*Task to carry out*. Repeat every record below exactly, leaving out the pictures.

*Given records*.
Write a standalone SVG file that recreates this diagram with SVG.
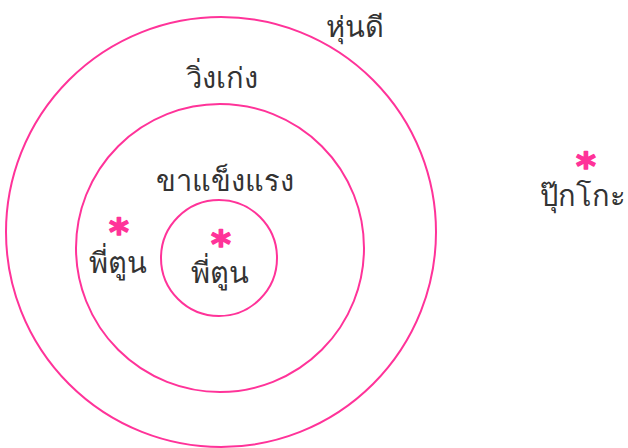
<svg xmlns="http://www.w3.org/2000/svg" width="628" height="448" viewBox="0 0 628 448">
<style>
.ring{fill:none;stroke:#ff3399;stroke-width:2}
.lbl{font-family:"Noto Sans","DejaVu Sans",sans-serif;font-size:29px;font-weight:300;fill:#333;text-anchor:middle}
.star{font-family:"DejaVu Sans",sans-serif;font-size:38px;font-weight:bold;fill:#ff3399;stroke:#ff3399;stroke-width:1.5;stroke-linejoin:round;text-anchor:middle}
</style>
<rect width="628" height="448" fill="#fff"/>
<g id="outer"><circle class="ring" cx="221" cy="232" r="215"/><text class="lbl" x="355" y="37">หุ่นดี</text></g>
<g id="middle"><circle class="ring" cx="220" cy="248" r="144"/><text class="lbl" x="222" y="88">วิ่งเก่ง</text></g>
<g id="inner"><circle class="ring" cx="219" cy="258" r="58"/><text class="lbl" x="225" y="191">ขาแข็งแรง</text></g>
<g id="p1"><text class="star" x="119" y="245">*</text><text class="lbl" x="118" y="273">พี่ตูน</text></g>
<g id="p2"><text class="star" x="221" y="257">*</text><text class="lbl" x="220" y="283">พี่ตูน</text></g>
<g id="p3"><text class="star" x="586" y="179">*</text><text class="lbl" x="583" y="206">ปุ๊กโกะ</text></g>
</svg>
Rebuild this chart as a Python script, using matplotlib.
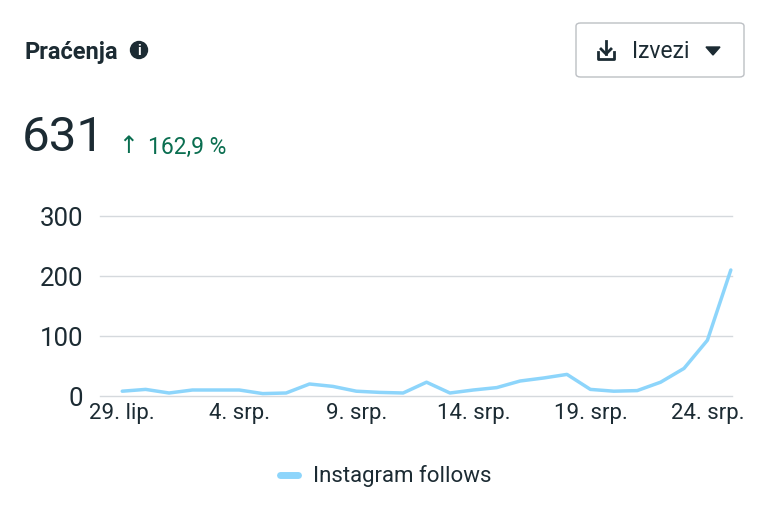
import matplotlib
matplotlib.use("Agg")
import matplotlib.pyplot as plt
from matplotlib.patches import FancyBboxPatch, Ellipse, Polygon

days = list(range(27))
values = [8, 11, 5, 10, 10, 10, 4, 5, 20, 16, 8, 6, 5, 23, 5, 10, 14, 25, 30, 36, 11, 8, 9, 23, 46, 93, 210]
tick_pos = [0, 5, 10, 15, 20, 25]
tick_labels = ["29. lip.", "4. srp.", "9. srp.", "14. srp.", "19. srp.", "24. srp."]
yticks = [0, 100, 200, 300]

plt.rcParams['font.family'] = ['Roboto', 'DejaVu Sans']
W, H = 762, 510
fig = plt.figure(figsize=(W/100, H/100), dpi=100)
ax = fig.add_axes([100/W, 1-397/H, (732-100)/W, 180/H])
ax.plot(days, values, color="#8dd5fb", lw=2.5, clip_on=False, solid_capstyle='round')
ax.set_xlim(-0.95, 26.05)
ax.set_ylim(0, 300)
ax.set_yticks(yticks)
ax.set_xticks(tick_pos)
ax.set_xticklabels(tick_labels)
ax.tick_params(length=0, labelsize=16, colors="#1c2b33", pad=4)
ax.tick_params(axis='y', pad=12)
for lab in ax.get_yticklabels():
    lab.set_fontsize(18.5)
for y in yticks:
    ax.axhline(y, color="#d5d9dd", lw=1, zorder=0, clip_on=False)
for s in ax.spines.values():
    s.set_visible(False)
ax.patch.set_alpha(0)

def fx(x): return x/W
def fy(y): return 1-y/H
ink = "#1c2b33"
fig.text(fx(24), fy(52), "Praćenja", fontsize=17, fontweight='bold', color=ink, va='center')
fig.patches.append(Ellipse((fx(139), fy(51)), 17/W, 17/H, transform=fig.transFigure, color=ink))
fig.text(fx(139), fy(51), "i", fontsize=10, fontweight='bold', color="white", ha='center', va='center')
fig.text(fx(22), fy(138), "631", fontsize=35.5, color=ink, va='center')
fig.text(fx(118), fy(147), "↑", fontsize=17, color="#0a6e50", va='center')
fig.text(fx(148), fy(147), "162,9 %", fontsize=16.5, color="#0a6e50", va='center')
fig.patches.append(FancyBboxPatch((fx(576), fy(78)), 168/W, 54/H, boxstyle="round,pad=0,rounding_size=0.006",
                                  transform=fig.transFigure, fc="white", ec="#bcc0c4", lw=1))
L = lambda xs, ys, **k: fig.lines.append(plt.Line2D([fx(v) for v in xs], [fy(v) for v in ys],
                                                     transform=fig.transFigure, color=ink, lw=2, **k))
L([598, 598, 614, 614], [53, 60, 60, 53])
L([606, 606], [42, 55])
L([601, 606, 611], [50, 55, 50])
fig.text(fx(632), fy(52), "Izvezi", fontsize=16.5, color=ink, va='center')
fig.patches.append(Polygon([(fx(706), fy(48)), (fx(720), fy(48)), (fx(713), fy(56))], closed=True,
                           transform=fig.transFigure, color=ink))
fig.lines.append(plt.Line2D([fx(280), fx(298)], [fy(476), fy(476)], transform=fig.transFigure,
                            color="#8dd5fb", lw=5, solid_capstyle='round'))
fig.text(fx(313), fy(476), "Instagram follows", fontsize=16, color=ink, va='center')
fig.savefig("out.png", dpi=100)
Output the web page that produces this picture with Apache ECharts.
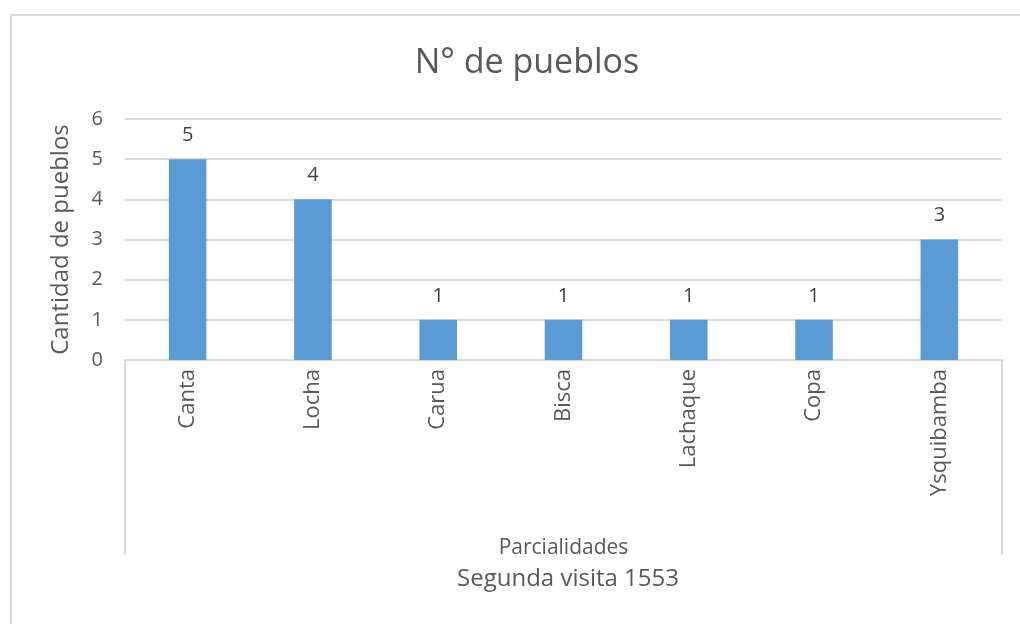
<!DOCTYPE html>
<html>
<head>
<meta charset="utf-8">
<script src="https://cdn.jsdelivr.net/npm/echarts@6/dist/echarts.min.js"></script>
<style>html,body{margin:0;padding:0;background:#fff}#c{width:1020px;height:624px}</style>
</head>
<body>
<div id="c"></div>
<script>
const categories = ['Canta', 'Locha', 'Carua', 'Bisca', 'Lachaque', 'Copa', 'Ysquibamba'];
const values = [5, 4, 1, 1, 1, 1, 3];
const yTicks = [0, 1, 2, 3, 4, 5, 6];
const titleText = 'N° de pueblos';
const yName = 'Cantidad de pueblos';
const xName = 'Parcialidades';
const groupName = 'Segunda visita 1553';

const FONT = '"Open Sans", "Noto Sans", sans-serif';
const TXT = '#595959';
const LINE = '#d9d9d9';
const chart = echarts.init(document.getElementById('c'), null, {renderer: 'canvas'});
chart.setOption({
  animation: false,
  backgroundColor: '#fff',
  title: [
    {text: titleText, left: 522, textAlign: 'center', top: 41, textStyle: {fontFamily: FONT, fontSize: 34, fontWeight: 'normal', color: TXT}},
    {text: groupName, left: 563, textAlign: 'center', top: 562, textStyle: {fontFamily: FONT, fontSize: 24, fontWeight: 'normal', color: TXT}}
  ],
  grid: {left: 125, right: 18, top: 119, bottom: 264, containLabel: false},
  xAxis: {
    type: 'category', data: categories,
    axisLine: {lineStyle: {color: LINE, width: 2}},
    axisTick: {show: false},
    axisLabel: {rotate: 90, color: TXT, fontFamily: FONT, fontSize: 22, margin: 9},
    name: xName, nameLocation: 'middle', nameGap: 178,
    nameTextStyle: {fontFamily: FONT, fontSize: 21, color: TXT}
  },
  yAxis: {
    type: 'value', min: yTicks[0], max: yTicks[yTicks.length - 1], interval: 1,
    axisLine: {show: false}, axisTick: {show: false},
    axisLabel: {color: TXT, fontFamily: FONT, fontSize: 20, margin: 22},
    splitLine: {lineStyle: {color: LINE, width: 2}},
    name: yName, nameLocation: 'middle', nameGap: 52, nameRotate: 90,
    nameTextStyle: {fontFamily: FONT, fontSize: 24, color: TXT}
  },
  series: [{
    type: 'bar', data: values, barWidth: '30%',
    itemStyle: {color: '#5b9bd5'},
    label: {show: true, position: 'top', distance: 14, color: '#404040', fontFamily: FONT, fontSize: 20}
  }],
  graphic: [
    {type: 'polyline', shape: {points: [[11, 624], [11, 15], [1020, 15]]}, style: {stroke: '#d9d9d9', lineWidth: 2, fill: null}, silent: true},
    {type: 'line', shape: {x1: 125, y1: 360, x2: 125, y2: 555}, style: {stroke: LINE, lineWidth: 2}, silent: true},
    {type: 'line', shape: {x1: 1002, y1: 360, x2: 1002, y2: 555}, style: {stroke: LINE, lineWidth: 2}, silent: true}
  ]
});
</script>
</body>
</html>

*Task solution*.
Write a standalone SVG file that recreates this diagram with SVG.
<svg xmlns="http://www.w3.org/2000/svg" width="628" height="448" viewBox="0 0 628 448">
<style>
.ring{fill:none;stroke:#ff3399;stroke-width:2}
.lbl{font-family:"Noto Sans","DejaVu Sans",sans-serif;font-size:29px;font-weight:300;fill:#333;text-anchor:middle}
.star{font-family:"DejaVu Sans",sans-serif;font-size:38px;font-weight:bold;fill:#ff3399;stroke:#ff3399;stroke-width:1.5;stroke-linejoin:round;text-anchor:middle}
</style>
<rect width="628" height="448" fill="#fff"/>
<g id="outer"><circle class="ring" cx="221" cy="232" r="215"/><text class="lbl" x="355" y="37">หุ่นดี</text></g>
<g id="middle"><circle class="ring" cx="220" cy="248" r="144"/><text class="lbl" x="222" y="88">วิ่งเก่ง</text></g>
<g id="inner"><circle class="ring" cx="219" cy="258" r="58"/><text class="lbl" x="225" y="191">ขาแข็งแรง</text></g>
<g id="p1"><text class="star" x="119" y="245">*</text><text class="lbl" x="118" y="273">พี่ตูน</text></g>
<g id="p2"><text class="star" x="221" y="257">*</text><text class="lbl" x="220" y="283">พี่ตูน</text></g>
<g id="p3"><text class="star" x="586" y="179">*</text><text class="lbl" x="583" y="206">ปุ๊กโกะ</text></g>
</svg>
Rebuild this chart as a Python script, using matplotlib.
import matplotlib
matplotlib.use("Agg")
import matplotlib.pyplot as plt
from matplotlib.patches import FancyBboxPatch, Ellipse, Polygon

days = list(range(27))
values = [8, 11, 5, 10, 10, 10, 4, 5, 20, 16, 8, 6, 5, 23, 5, 10, 14, 25, 30, 36, 11, 8, 9, 23, 46, 93, 210]
tick_pos = [0, 5, 10, 15, 20, 25]
tick_labels = ["29. lip.", "4. srp.", "9. srp.", "14. srp.", "19. srp.", "24. srp."]
yticks = [0, 100, 200, 300]

plt.rcParams['font.family'] = ['Roboto', 'DejaVu Sans']
W, H = 762, 510
fig = plt.figure(figsize=(W/100, H/100), dpi=100)
ax = fig.add_axes([100/W, 1-397/H, (732-100)/W, 180/H])
ax.plot(days, values, color="#8dd5fb", lw=2.5, clip_on=False, solid_capstyle='round')
ax.set_xlim(-0.95, 26.05)
ax.set_ylim(0, 300)
ax.set_yticks(yticks)
ax.set_xticks(tick_pos)
ax.set_xticklabels(tick_labels)
ax.tick_params(length=0, labelsize=16, colors="#1c2b33", pad=4)
ax.tick_params(axis='y', pad=12)
for lab in ax.get_yticklabels():
    lab.set_fontsize(18.5)
for y in yticks:
    ax.axhline(y, color="#d5d9dd", lw=1, zorder=0, clip_on=False)
for s in ax.spines.values():
    s.set_visible(False)
ax.patch.set_alpha(0)

def fx(x): return x/W
def fy(y): return 1-y/H
ink = "#1c2b33"
fig.text(fx(24), fy(52), "Praćenja", fontsize=17, fontweight='bold', color=ink, va='center')
fig.patches.append(Ellipse((fx(139), fy(51)), 17/W, 17/H, transform=fig.transFigure, color=ink))
fig.text(fx(139), fy(51), "i", fontsize=10, fontweight='bold', color="white", ha='center', va='center')
fig.text(fx(22), fy(138), "631", fontsize=35.5, color=ink, va='center')
fig.text(fx(118), fy(147), "↑", fontsize=17, color="#0a6e50", va='center')
fig.text(fx(148), fy(147), "162,9 %", fontsize=16.5, color="#0a6e50", va='center')
fig.patches.append(FancyBboxPatch((fx(576), fy(78)), 168/W, 54/H, boxstyle="round,pad=0,rounding_size=0.006",
                                  transform=fig.transFigure, fc="white", ec="#bcc0c4", lw=1))
L = lambda xs, ys, **k: fig.lines.append(plt.Line2D([fx(v) for v in xs], [fy(v) for v in ys],
                                                     transform=fig.transFigure, color=ink, lw=2, **k))
L([598, 598, 614, 614], [53, 60, 60, 53])
L([606, 606], [42, 55])
L([601, 606, 611], [50, 55, 50])
fig.text(fx(632), fy(52), "Izvezi", fontsize=16.5, color=ink, va='center')
fig.patches.append(Polygon([(fx(706), fy(48)), (fx(720), fy(48)), (fx(713), fy(56))], closed=True,
                           transform=fig.transFigure, color=ink))
fig.lines.append(plt.Line2D([fx(280), fx(298)], [fy(476), fy(476)], transform=fig.transFigure,
                            color="#8dd5fb", lw=5, solid_capstyle='round'))
fig.text(fx(313), fy(476), "Instagram follows", fontsize=16, color=ink, va='center')
fig.savefig("out.png", dpi=100)
Output the web page that produces this picture with Apache ECharts.
<!DOCTYPE html>
<html>
<head>
<meta charset="utf-8">
<script src="https://cdn.jsdelivr.net/npm/echarts@6/dist/echarts.min.js"></script>
<style>html,body{margin:0;padding:0;background:#fff}#c{width:1020px;height:624px}</style>
</head>
<body>
<div id="c"></div>
<script>
const categories = ['Canta', 'Locha', 'Carua', 'Bisca', 'Lachaque', 'Copa', 'Ysquibamba'];
const values = [5, 4, 1, 1, 1, 1, 3];
const yTicks = [0, 1, 2, 3, 4, 5, 6];
const titleText = 'N° de pueblos';
const yName = 'Cantidad de pueblos';
const xName = 'Parcialidades';
const groupName = 'Segunda visita 1553';

const FONT = '"Open Sans", "Noto Sans", sans-serif';
const TXT = '#595959';
const LINE = '#d9d9d9';
const chart = echarts.init(document.getElementById('c'), null, {renderer: 'canvas'});
chart.setOption({
  animation: false,
  backgroundColor: '#fff',
  title: [
    {text: titleText, left: 522, textAlign: 'center', top: 41, textStyle: {fontFamily: FONT, fontSize: 34, fontWeight: 'normal', color: TXT}},
    {text: groupName, left: 563, textAlign: 'center', top: 562, textStyle: {fontFamily: FONT, fontSize: 24, fontWeight: 'normal', color: TXT}}
  ],
  grid: {left: 125, right: 18, top: 119, bottom: 264, containLabel: false},
  xAxis: {
    type: 'category', data: categories,
    axisLine: {lineStyle: {color: LINE, width: 2}},
    axisTick: {show: false},
    axisLabel: {rotate: 90, color: TXT, fontFamily: FONT, fontSize: 22, margin: 9},
    name: xName, nameLocation: 'middle', nameGap: 178,
    nameTextStyle: {fontFamily: FONT, fontSize: 21, color: TXT}
  },
  yAxis: {
    type: 'value', min: yTicks[0], max: yTicks[yTicks.length - 1], interval: 1,
    axisLine: {show: false}, axisTick: {show: false},
    axisLabel: {color: TXT, fontFamily: FONT, fontSize: 20, margin: 22},
    splitLine: {lineStyle: {color: LINE, width: 2}},
    name: yName, nameLocation: 'middle', nameGap: 52, nameRotate: 90,
    nameTextStyle: {fontFamily: FONT, fontSize: 24, color: TXT}
  },
  series: [{
    type: 'bar', data: values, barWidth: '30%',
    itemStyle: {color: '#5b9bd5'},
    label: {show: true, position: 'top', distance: 14, color: '#404040', fontFamily: FONT, fontSize: 20}
  }],
  graphic: [
    {type: 'polyline', shape: {points: [[11, 624], [11, 15], [1020, 15]]}, style: {stroke: '#d9d9d9', lineWidth: 2, fill: null}, silent: true},
    {type: 'line', shape: {x1: 125, y1: 360, x2: 125, y2: 555}, style: {stroke: LINE, lineWidth: 2}, silent: true},
    {type: 'line', shape: {x1: 1002, y1: 360, x2: 1002, y2: 555}, style: {stroke: LINE, lineWidth: 2}, silent: true}
  ]
});
</script>
</body>
</html>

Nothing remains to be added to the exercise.